Will carbon tax affect the strategy and performance of low-carbon technology sharing between enterprises?

Abstract: In practice, carbon tax is an effective supplement to emissions trading system, and is also a key to achieving China's emission reduction targets. Although much research has been done to study the internal mechanism and macro impact of carbon tax, prior literature paid little attention on whether carbon tax affect the strategy and performance of low-carbon technology sharing among enterprise. A differential game model is developed in this paper, which assumed that enterprise low-carbon technology stock is jointly determined by both the efforts of the enterprise low-carbon technology innovation and the external enterprise low-carbon technology sharing. This paper constructs dynamic models under decentralized decision-making with cost-sharing, without cost-sharing, and centralized decision-making respectively, obtain enterprise optimal feedback equilibrium strategies, low-carbon technology stocks and the trajectory of optimal value function of benefits.
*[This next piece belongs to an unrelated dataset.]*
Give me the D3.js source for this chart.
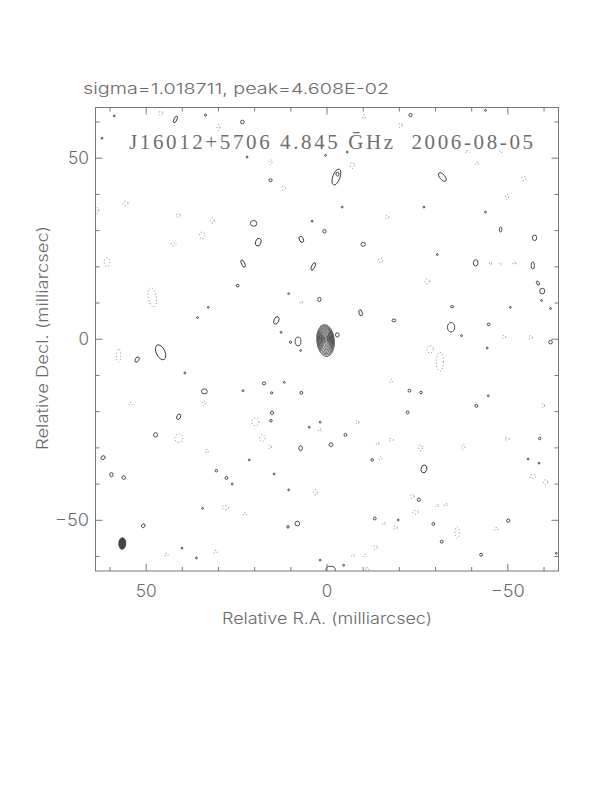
<!DOCTYPE html>
<html><head><meta charset="utf-8">
<script src="https://cdn.jsdelivr.net/npm/d3@7"></script>
<style>body{margin:0;background:#fff}</style>
</head><body>
<svg id="c" width="612" height="792" xmlns="http://www.w3.org/2000/svg"></svg>
<script>
// ---------- DATA (milliarcsec) ----------
const xDomain = [64, -64];
const yDomain = [-64, 64];
const majorTicks = [-50, 0, 50];
const minorTicks = [-60, -40, -30, -20, -10, 10, 20, 30, 40, 60];
const tickLabels = {"50": "50", "0": "0", "-50": "\u221250"};
const headerText = "sigma=1.018711, peak=4.608E-02";
const titleText = "J16012+5706 4.845 \u1E20Hz  2006-08-05";
const xLabel = "Relative R.A. (milliarcsec)";
const yLabel = "Relative Decl. (milliarcsec)";

// core contours: [ra, dec, rx, ry, angle]
const coreContours = [
  [0.40, -0.35, 2.45, 4.45, -5],
  [0.40, -0.30, 2.27, 4.12, -5],
  [0.39, -0.26, 2.09, 3.79, -5],
  [0.38, -0.22, 1.91, 3.46, -5],
  [0.37, -0.18, 1.73, 3.13, -5],
  [0.36, -0.14, 1.55, 2.80, -5],
  [0.35, -0.10, 1.37, 2.47, -5],
  [0.34, -0.06, 1.19, 2.14, -5],
  [0.33, -0.02, 1.01, 1.81, -5],
  [0.31, 0.02, 0.83, 1.48, -5],
  [0.30, 0.05, 0.64, 1.14, -5],
  [0.29, 0.07, 0.45, 0.80, -5],
  [0.28, 0.08, 0.25, 0.45, -5]
];

// positive noise contours: [ra, dec, rx, ry, angle]
const positiveContours = [
  [58.8,61.7,.25,.25,0],[41.9,60.7,.4,1.0,25],[33.6,61.9,.3,.3,0],[23.4,60.0,.5,.5,0],
  [62.2,55.5,.25,.25,0],[22.1,50.3,.25,.25,0],[0.4,50.8,.25,.25,0],[15.6,43.9,.45,.4,0],
  [4.1,32.6,.25,.25,0],[20.3,32.0,.9,.8,0],[0.7,29.8,.45,.5,0],[19.0,26.8,.75,1.1,20],
  [7.1,27.6,.55,.9,-25],[23.2,20.9,.45,1.1,-25],[3.8,20.1,.45,1.15,25],[24.7,14.8,.4,.35,0],
  [10.6,12.6,.25,.25,0],[32.8,8.8,.25,.25,0],[2.1,11.0,.45,.6,0],[35.8,6.0,.25,.25,0],
  [14.0,5.2,.65,1.1,25],[12.7,1.9,.25,.25,0],[8.0,-0.6,.8,1.2,0],[10.1,-0.8,.3,.35,0],
  [7.3,-3.1,.25,.25,0],[-2.85,1.2,.5,.6,0],
  [-23.1,61.9,.45,.45,0],[-43.8,63.2,.25,.25,0],[-5.6,51.7,.25,.25,0],[-2.6,44.8,1.0,2.3,20],
  [-2.9,45.6,.45,.55,0],[-31.9,44.8,.7,1.45,-40],[-4.2,36.5,.25,.25,0],[-26.8,36.5,.25,.25,0],
  [-43.8,35.1,.25,.25,0],[-48.0,30.3,.35,.7,0],[-57.4,28.0,.6,.75,0],[-10.0,26.2,.6,.55,0],
  [-30.5,23.4,.25,.25,0],[-41.1,21.1,.65,.85,0],[-56.9,20.4,.45,1.0,0],[-58.3,15.5,.35,.6,-30],
  [-59.5,13.3,.7,.8,0],[-59.3,10.7,.25,.25,0],[-61.8,8.5,.25,.25,0],[-50.7,8.8,.25,.25,0],
  [-9.3,7.3,.45,.9,-15],[-18.5,5.2,.55,.4,0],[-34.6,9.0,.45,.3,0],[-34.3,3.3,1.0,1.3,0],
  [-44.7,4.1,.4,.35,0],[-37.2,1.0,.25,.25,0],
  [52.5,-5.6,.5,.8,30],[46.0,-3.6,1.2,2.2,-25],[39.3,-9.3,.25,.25,0],[33.9,-14.4,.8,.7,0],
  [23.2,-14.2,.25,.25,0],[17.4,-12.2,.45,.4,0],[11.8,-11.9,.25,.25,0],[15.3,-14.8,.3,.3,0],
  [7.1,-14.8,.4,.4,0],[41.0,-21.4,.5,.8,25],[15.2,-20.3,.45,.45,0],[15.5,-22.5,.35,.35,0],
  [4.9,-24.3,.25,.25,0],[1.9,-22.9,.25,.25,0],[47.4,-26.4,.55,.6,0],[7.3,-30.1,.5,.7,0],
  [-1.1,-29.1,.55,.5,0],[61.9,-32.7,.6,.5,-30],[21.5,-33.3,.25,.25,0],[59.6,-37.4,.45,.6,0],
  [56.2,-38.2,.5,.5,0],[30.6,-36.3,.35,.35,0],[27.8,-38.3,.4,.4,0],[26.2,-40.0,.25,.25,0],
  [14.6,-37.2,.25,.25,0],[10.6,-41.6,.25,.25,0],[34.4,-46.7,.25,.25,0],[50.8,-51.5,.45,.55,30],
  [10.8,-51.8,.35,.35,0],[8.2,-50.9,.65,.65,0],[40.1,-57.7,.25,.25,0],[36.1,-60.4,.25,.25,0],
  [1.9,-61.0,.25,.25,0],[-1.0,-63.6,1.3,.9,0],
  [-44.3,-2.4,.25,.25,0],[-61.8,-0.8,.5,.5,0],[-22.8,-14.2,.4,.4,0],[-26.0,-14.7,.35,.35,0],
  [-44.6,-15.6,.25,.25,0],[-41.3,-18.4,.4,.4,0],[-22.3,-20.2,.4,.4,0],[-5.1,-26.4,.4,.4,0],
  [-58.8,-27.4,.35,.35,0],[-12.5,-33.3,.35,.35,0],[-55.6,-33.1,.25,.25,0],[-58.6,-34.2,.25,.25,0],
  [-26.8,-35.8,.8,1.1,15],[-25.4,-44.3,.45,.45,0],[-13.2,-49.5,.4,.4,0],[-19.7,-49.9,.25,.25,0],
  [-29.4,-51.0,.4,.4,0],[-31.7,-55.9,.4,.4,0],[-50.1,-50.1,.45,.45,0],[-42.6,-59.5,.4,.4,0],
  [-63.4,-59.1,.25,.25,0],[-4.6,-62.4,.25,.25,0]
];

// negative noise contours: [ra, dec, rx, ry, angle]
const negativeContours = [
  [46.0,62.4,.5,.6,0],[30.0,58.5,.4,.8,0],[15.6,48.9,.4,.7,0],[12.0,41.7,.5,.6,0],
  [55.7,37.5,.7,.6,0],[63.5,35.6,.4,.8,0],[41.1,34.2,.6,.5,0],[31.7,32.8,.5,.7,0],
  [34.5,28.7,.8,.9,0],[42.4,26.2,.7,.4,0],[60.8,21.3,.8,1.2,0],[48.3,11.6,1.1,2.7,-10],
  [7.1,10.2,.4,.4,0],[-10.2,61.4,.4,.5,0],[-20.3,59.1,.5,.6,0],[-38.8,51.7,.6,.3,0],
  [-48.0,51.7,.3,.3,0],[-7.0,48.0,.6,.8,0],[-41.5,48.5,.5,.4,0],[-54.4,44.4,.6,.6,0],
  [-49.8,39.3,.4,.7,0],[-16.6,33.7,.5,.5,0],[-14.8,21.8,.6,.6,0],[-45.2,20.9,.3,.4,0],
  [-48.0,20.9,.3,.3,0],[-51.8,21.0,.4,.4,0],[-27.7,16.0,.6,.7,0],[-48.9,0.6,.5,.5,0],
  [-56.3,0.5,.5,.5,0],[57.6,-4.5,.6,1.8,0],[34.1,-17.7,.4,.7,0],[54.3,-17.9,.5,.4,0],
  [19.8,-22.8,1.0,1.1,0],[2.0,-25.1,.4,.4,0],[41.0,-27.3,1.1,1.2,0],[17.9,-27.3,.8,.9,0],
  [15.8,-29.7,.4,.6,0],[33.2,-30.9,.4,.5,0],[3.2,-42.3,.5,.7,0],[28.1,-46.5,.9,.6,0],
  [22.7,-48.3,.5,.4,0],[44.4,-59.5,.5,.4,0],[30.8,-58.7,.5,.4,0],[-28.5,-2.8,.9,1.0,0],
  [-31.2,-6.2,1.0,2.6,0],[-17.8,-11.6,.4,.5,0],[-59.7,-18.3,.4,.6,0],[-8.4,-22.9,.4,.6,0],
  [-17.8,-27.8,.6,.4,0],[-49.8,-27.5,.6,.4,0],[-14.0,-28.8,.4,.4,0],[-25.9,-30.0,.5,.8,0],
  [-37.7,-29.7,.4,.7,0],[-14.8,-32.9,.5,.4,0],[-56.9,-37.9,.8,.6,0],[-60.4,-39.5,.6,.7,0],
  [-23.6,-43.4,.5,.6,0],[-24.5,-47.8,.8,.5,0],[-30.5,-46.0,.4,.4,0],[-32.8,-45.7,.4,.4,0],
  [-18.9,-52.0,.5,.5,0],[-15.7,-50.9,.4,.4,0],[-36.0,-53.4,.6,1.6,0],[-46.8,-52.4,.5,.4,0],
  [-13.4,-57.5,.5,.6,0],[-10.6,-59.8,.5,.4,0],[-7.2,-59.8,.4,.4,0],[-11.1,-63.5,.5,.4,0]
];

// restoring beam: [ra, dec, rx, ry, angle]
const beam = [56.6, -56.4, 0.97, 1.6, 3];

// ---------- DRAW ----------
const svg = d3.select("#c");
const L = 95.5, R = 558.5, T = 107.5, B = 571;
const x = d3.scaleLinear().domain(xDomain).range([L, R]);
const y = d3.scaleLinear().domain(yDomain).range([B, T]);
const sx = v => Math.abs(x(v) - x(0));
const sy = v => Math.abs(y(v) - y(0));
const textColor = "#6a6a6a";
const font = "Inter, 'Liberation Sans', Arial, sans-serif";
const fontWeight = 300;

svg.append("defs").append("clipPath").attr("id", "clip")
  .append("rect").attr("x", L).attr("y", T).attr("width", R - L).attr("height", B - T);

const g = svg.append("g").attr("clip-path", "url(#clip)");

function drawEllipses(data, cls, stroke, width, dash, fill) {
  g.append("g").selectAll("ellipse." + cls).data(data).join("ellipse")
    .attr("class", cls)
    .attr("cx", d => x(d[0])).attr("cy", d => y(d[1]))
    .attr("rx", d => sx(d[2])).attr("ry", d => sy(d[3]))
    .attr("transform", d => `rotate(${d[4]},${x(d[0])},${y(d[1])})`)
    .attr("fill", fill || "none").attr("stroke", stroke)
    .attr("stroke-width", width)
    .attr("stroke-dasharray", dash || null);
}
drawEllipses(negativeContours, "neg", "#666", 0.8, "1,2.2");
drawEllipses(positiveContours, "pos", "#222", 0.8);
drawEllipses(coreContours, "core", "#333", 0.7);
drawEllipses([beam], "beam", "#333", 0.8, null, "#444");

// frame
svg.append("rect").attr("x", L).attr("y", T).attr("width", R - L).attr("height", B - T)
  .attr("fill", "none").attr("stroke", "#777").attr("stroke-width", 1);

// ticks (inward, all four sides)
const tk = svg.append("g").attr("stroke", "#777").attr("stroke-width", 1);
const allTicks = majorTicks.map(v => [v, 7]).concat(minorTicks.map(v => [v, 4]));
allTicks.forEach(([v, len]) => {
  tk.append("line").attr("x1", x(v)).attr("x2", x(v)).attr("y1", B).attr("y2", B - len);
  tk.append("line").attr("x1", x(v)).attr("x2", x(v)).attr("y1", T).attr("y2", T + len);
  tk.append("line").attr("y1", y(v)).attr("y2", y(v)).attr("x1", L).attr("x2", L + len);
  tk.append("line").attr("y1", y(v)).attr("y2", y(v)).attr("x1", R).attr("x2", R - len);
});

function fitText(sel, width, mode) {
  const w = sel.node().getComputedTextLength();
  if (w > 0 && width) sel.attr("textLength", width).attr("lengthAdjust", mode || "spacingAndGlyphs");
  return sel;
}
function txt(xp, yp, anchor, size, s, fam) {
  return svg.append("text").attr("x", xp).attr("y", yp).attr("text-anchor", anchor)
    .attr("font-family", fam || font).attr("font-weight", fam ? null : fontWeight)
    .attr("font-size", size).attr("fill", textColor).style("white-space", "pre").text(s);
}

// tick labels
majorTicks.forEach(v => {
  const w = v < 0 ? 34 : (v > 0 ? 21 : null);
  fitText(txt(x(v), 597, "middle", 17, tickLabels[String(v)]), w);
  fitText(txt(89, y(v) + 6, "end", 17, tickLabels[String(v)]), w);
});

// header
fitText(txt(83, 94, "start", 15, headerText), 306);

// title
fitText(txt(129, 148.5, "start", 21, titleText, "'Liberation Serif', 'DejaVu Serif', serif")
  .attr("fill", "#6f6f6f"), 404, "spacing");

// axis labels
fitText(txt(327, 624, "middle", 15.5, xLabel), 210);
fitText(svg.append("text").attr("transform", "translate(48,338) rotate(-90)").attr("text-anchor", "middle")
  .attr("font-family", font).attr("font-weight", fontWeight).attr("font-size", 15.5)
  .attr("fill", textColor).text(yLabel), 224);
</script>
</body></html>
The results demonstrate that carbon tax can promote enterprise low-carbon technology innovation and sharing to some extent. Meanwhile, this paper found that under the scenario of centralized decision-making, the more the efforts of enterprise low-carbon technology innovation or sharing, the higher the system emission reduction benefits than non-cooperation scenarios. Some factors, such as cost coefficient, cost sharing ratio, etc., will affect the enterprise's decision-making and emission reduction benefits. Finally, the validity of the model is verified through numerical simulation and the sensitivity of the relevant parameters in the scenario of cooperative innovation are analyzed. The results may provide important policy implications for promoting low-carbon technology sharing among enterprises, so as to faciliate the achievement of China's emission reduction targets.